All In The Family

I briefly considered entitling this post, “And You Think You’ve Got Trouble?” It was inspired by a report about the legal difficulty and potential danger of attempting to evict “ghost children” from your home. The term “ghost children” refers to adults who “haunt” their parent by being present in the home, but not truly engaging in the family relationship. Thinking more I recalled how my grandparents home, though pretty crowded, was an important bridge for my parents in their early childrearing years – when three families representing two generations shared my grandparents’ two bedroom-one bathroom second floor apartment! And the critical roles my brother and I played in our parents’ final years. Select the highlighted link to read insights gleaned from further research into the trends in intergenerational housing in America today and the associated benefits when it works well.

Communication is a Multi-Lane Highway in a Shared Household

Advantages of Intergenerational Living to Strive For

  1. Sharing economic responsibilities
    One of the major benefits and reasons why families move in together is that it is often a more affordable option and can reduce the family’s money strain. Adult children often move back in with their parents as they start off their careers or to help them save money to buy their own home. Willing and healthy grandparents can also help take care of young grandchildren during the day, which can save the family a significant amount on childcare costs.
  2. Child care support
    Multi-parenting by various adult family members not only saves on childcare and takes some of the load off working parents, it encourages grandparents and children to spend time together and add value to each other’s lives. Children have the advantage of growing up with multiple family members and also to learn about caring for their elders, while grandparents remain productive and active while they keep up with the children’s activities and school work.
  3. Adult care giving
    Many families find it much easier and simpler to care for and support elderly, disabled or sick adult family members when they live in the same home. This way, the household can share the care responsibilities, establish better routines with the family members who need care and be able to notice any changes in their health or situation much quicker.

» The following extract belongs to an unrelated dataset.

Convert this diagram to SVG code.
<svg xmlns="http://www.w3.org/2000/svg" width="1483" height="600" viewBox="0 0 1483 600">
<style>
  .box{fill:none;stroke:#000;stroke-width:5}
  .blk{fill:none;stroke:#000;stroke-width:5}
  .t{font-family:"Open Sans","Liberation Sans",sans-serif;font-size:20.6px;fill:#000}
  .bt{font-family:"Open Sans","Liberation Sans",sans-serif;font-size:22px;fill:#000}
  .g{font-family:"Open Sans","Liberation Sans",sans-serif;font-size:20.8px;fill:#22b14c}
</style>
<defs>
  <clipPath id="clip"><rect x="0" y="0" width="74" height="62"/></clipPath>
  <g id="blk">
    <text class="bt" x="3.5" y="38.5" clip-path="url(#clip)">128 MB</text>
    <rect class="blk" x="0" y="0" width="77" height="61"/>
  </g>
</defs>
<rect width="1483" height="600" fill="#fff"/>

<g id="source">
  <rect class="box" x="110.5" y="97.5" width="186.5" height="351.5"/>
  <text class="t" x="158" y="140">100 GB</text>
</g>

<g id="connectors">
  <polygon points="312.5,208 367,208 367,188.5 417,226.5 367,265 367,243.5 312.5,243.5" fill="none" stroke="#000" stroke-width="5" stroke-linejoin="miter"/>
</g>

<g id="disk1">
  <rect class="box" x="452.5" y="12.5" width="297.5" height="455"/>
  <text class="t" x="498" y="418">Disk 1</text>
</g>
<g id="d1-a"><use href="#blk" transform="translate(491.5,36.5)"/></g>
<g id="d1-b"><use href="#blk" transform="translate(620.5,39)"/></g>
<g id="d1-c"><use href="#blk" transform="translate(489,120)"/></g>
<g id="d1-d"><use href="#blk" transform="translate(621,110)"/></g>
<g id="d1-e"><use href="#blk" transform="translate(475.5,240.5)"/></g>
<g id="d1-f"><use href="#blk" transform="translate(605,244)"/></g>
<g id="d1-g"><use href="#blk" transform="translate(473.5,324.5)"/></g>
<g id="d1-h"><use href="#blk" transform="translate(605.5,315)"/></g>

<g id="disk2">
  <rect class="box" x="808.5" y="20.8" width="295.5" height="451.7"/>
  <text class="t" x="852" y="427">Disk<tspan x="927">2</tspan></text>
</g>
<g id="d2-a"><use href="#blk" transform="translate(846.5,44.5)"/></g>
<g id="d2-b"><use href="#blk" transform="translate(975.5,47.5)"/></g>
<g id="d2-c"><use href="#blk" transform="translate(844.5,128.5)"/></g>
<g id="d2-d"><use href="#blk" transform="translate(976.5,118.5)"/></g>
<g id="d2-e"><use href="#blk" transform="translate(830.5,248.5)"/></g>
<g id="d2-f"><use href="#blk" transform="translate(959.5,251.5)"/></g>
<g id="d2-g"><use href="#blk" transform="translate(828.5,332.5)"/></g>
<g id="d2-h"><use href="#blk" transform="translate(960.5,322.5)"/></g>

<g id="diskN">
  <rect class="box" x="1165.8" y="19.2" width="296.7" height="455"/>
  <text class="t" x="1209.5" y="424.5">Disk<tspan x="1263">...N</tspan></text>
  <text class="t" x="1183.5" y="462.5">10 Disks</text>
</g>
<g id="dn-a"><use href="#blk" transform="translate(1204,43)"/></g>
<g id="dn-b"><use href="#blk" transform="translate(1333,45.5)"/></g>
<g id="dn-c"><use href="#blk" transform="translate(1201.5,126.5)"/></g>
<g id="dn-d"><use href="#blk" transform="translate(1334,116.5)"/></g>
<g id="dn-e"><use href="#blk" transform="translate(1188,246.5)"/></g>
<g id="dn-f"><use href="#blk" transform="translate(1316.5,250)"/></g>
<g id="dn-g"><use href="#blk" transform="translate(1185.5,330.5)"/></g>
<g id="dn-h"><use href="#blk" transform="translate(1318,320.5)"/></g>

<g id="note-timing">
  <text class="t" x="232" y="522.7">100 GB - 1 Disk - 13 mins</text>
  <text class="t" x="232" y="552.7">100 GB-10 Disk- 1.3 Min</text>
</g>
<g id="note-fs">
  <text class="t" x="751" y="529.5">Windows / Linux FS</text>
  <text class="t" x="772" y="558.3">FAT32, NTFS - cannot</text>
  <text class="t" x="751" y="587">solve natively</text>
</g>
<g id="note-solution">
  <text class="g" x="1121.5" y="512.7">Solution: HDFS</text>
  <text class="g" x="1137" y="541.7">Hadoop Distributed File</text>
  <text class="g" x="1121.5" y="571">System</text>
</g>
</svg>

  4. Building strong family bonds
    Multigenerational families who share a home often experience emotional bonding throughout all the generations, which they may not be able to achieve if they live further apart. Extended family living naturally encourages family members to spend their free time together and witness each other’s daily lives.

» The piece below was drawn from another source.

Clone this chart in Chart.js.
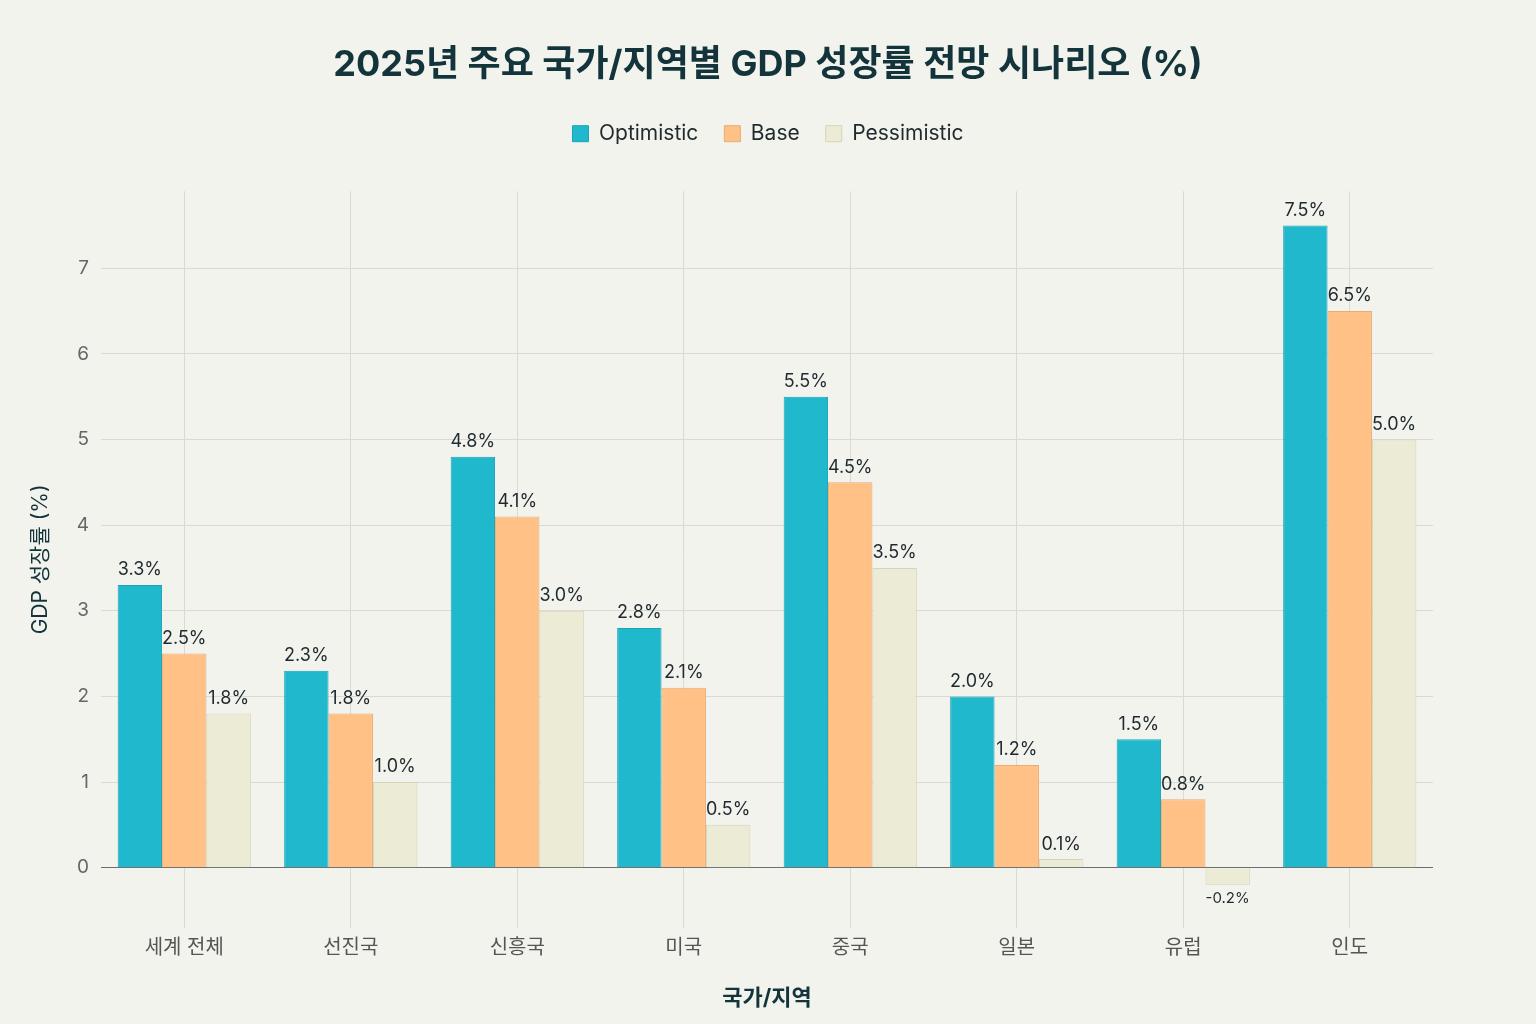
<!DOCTYPE html>
<html>
<head>
<meta charset="utf-8">
<script src="https://cdn.jsdelivr.net/npm/chart.js@4"></script>
<style>
  html, body { margin: 0; padding: 0; background: #F3F3EE; }
  #wrap { width: 1536px; height: 1024px; }
</style>
</head>
<body>
<div id="wrap"><canvas id="chart" width="1536" height="1024"></canvas></div>
<script>
const regions = ['세계 전체', '선진국', '신흥국', '미국', '중국', '일본', '유럽', '인도'];
const optimistic = [3.3, 2.3, 4.8, 2.8, 5.5, 2.0, 1.5, 7.5];
const base = [2.5, 1.8, 4.1, 2.1, 4.5, 1.2, 0.8, 6.5];
const pessimistic = [1.8, 1.0, 3.0, 0.5, 3.5, 0.1, -0.2, 5.0];
const yTicks = [0, 1, 2, 3, 4, 5, 6, 7];

const FONT = "Inter, 'Noto Sans CJK KR', sans-serif";

// draws the value text above each bar (below for negatives)
const barLabels = {
    id: 'barLabels',
    afterDatasetsDraw(chart) {
        const ctx = chart.ctx;
        ctx.save();
        ctx.textAlign = 'center';
        ctx.fillStyle = '#1F2A2E';
        chart.data.datasets.forEach((ds, i) => {
            const meta = chart.getDatasetMeta(i);
            meta.data.forEach((bar, j) => {
                const v = ds.data[j];
                const text = v.toFixed(1) + '%';
                if (v >= 0) {
                    ctx.font = '18px ' + FONT;
                    ctx.textBaseline = 'bottom';
                    ctx.fillText(text, bar.x, bar.y - 6);
                } else {
                    ctx.font = '15px ' + FONT;
                    ctx.textBaseline = 'top';
                    ctx.fillText(text, bar.x, bar.y + 6);
                }
            });
        });
        ctx.restore();
    }
};

// extra space between legend and plot
const legendGap = {
    id: 'legendGap',
    beforeInit(chart) {
        const fit = chart.legend.fit;
        chart.legend.fit = function () {
            fit.bind(chart.legend)();
            this.height += 37;
        };
    }
};

new Chart(document.getElementById('chart'), {
    type: 'bar',
    data: {
        labels: regions,
        datasets: [
            { label: 'Optimistic', data: optimistic, backgroundColor: '#1FB8CD', borderColor: '#1AA3B6', borderWidth: 1 },
            { label: 'Base', data: base, backgroundColor: '#FFC185', borderColor: '#E9AC72', borderWidth: 1 },
            { label: 'Pessimistic', data: pessimistic, backgroundColor: '#ECEBD5', borderColor: '#D5D3B8', borderWidth: 1 }
        ]
    },
    options: {
        responsive: false,
        animation: false,
        devicePixelRatio: 1,
        categoryPercentage: 0.8,
        barPercentage: 1.0,
        layout: { padding: { left: 20, right: 20, top: 0, bottom: 8 } },
        plugins: {
            title: {
                display: true,
                text: '2025년 주요 국가/지역별 GDP 성장률 전망 시나리오 (%)',
                color: '#13343B',
                font: { family: FONT, size: 36, weight: 'bold' },
                padding: { top: 44, bottom: 10 }
            },
            legend: {
                position: 'top',
                labels: {
                    color: '#1F2A2E',
                    font: { family: FONT, size: 21 },
                    boxWidth: 16,
                    boxHeight: 16,
                    padding: 26
                }
            },
            tooltip: { enabled: false }
        },
        scales: {
            x: {
                grid: { offset: false, color: '#DADAD3', drawTicks: false },
                border: { display: false },
                ticks: { color: '#555', font: { family: FONT, size: 20 }, padding: 8 },
                title: {
                    display: true,
                    text: '국가/지역',
                    color: '#13343B',
                    font: { family: FONT, size: 22, weight: 'bold' },
                    padding: { top: 18 }
                }
            },
            y: {
                min: -0.7,
                max: 7.9,
                afterBuildTicks: (axis) => { axis.ticks = yTicks.map(v => ({ value: v })); },
                afterFit: (axis) => { axis.width = 81; },
                grid: {
                    color: (c) => c.tick && c.tick.value === 0 ? '#6E6E6E' : '#DADAD3',
                    drawTicks: false
                },
                border: { display: false },
                ticks: { color: '#666', font: { family: FONT, size: 19 }, padding: 12 },
                title: {
                    display: true,
                    text: 'GDP 성장률 (%)',
                    color: '#13343B',
                    font: { family: FONT, size: 21 },
                    padding: { top: 8, bottom: 0 }
                }
            },
            yRight: {
                type: 'linear',
                position: 'right',
                afterFit: (axis) => { axis.width = 83; },
                grid: { drawOnChartArea: false, drawTicks: false },
                border: { display: false },
                ticks: { display: false }
            }
        }
    },
    plugins: [barLabels, legendGap]
});
</script>
</body>
</html>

  5. A close support structure
    In an extended family household the adults can share their worries, stresses and responsibilities with other family members like their parents, who genuinely care for their wellbeing. This often forms a close family support structure which in turn reduces individual stress and promotes happiness.

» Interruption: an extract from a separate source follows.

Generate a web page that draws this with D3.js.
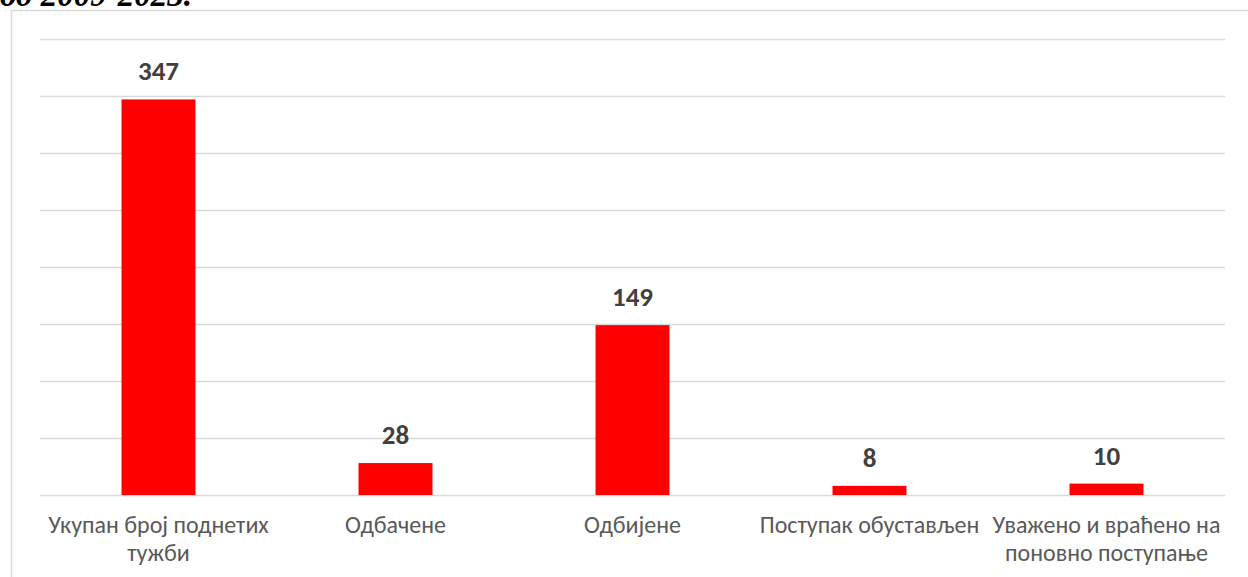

  6. Family culture and traditions
    The need to cultivate and carry on family cultures and traditions throughout different generations is often very important to families, such as ex-pat families. In an extended family household family members can work together to expose their children and grandchildren to some of the aspects they would experience in their home country, such as language, foods and traditions. But this is not only true for expat families – many non-expat families also find that their children have the opportunity to learn different values and gain a greater understanding of traditions when they live with multiple generations of their family.
  7. Companionship
    Another advantage of extended family living is that family members can frequently spend time with their loved ones. Some family members, especially elderly parents may become lonely and isolated when they live alone, but living closely with family and just knowing that they are nearby usually cures any thoughts of loneliness.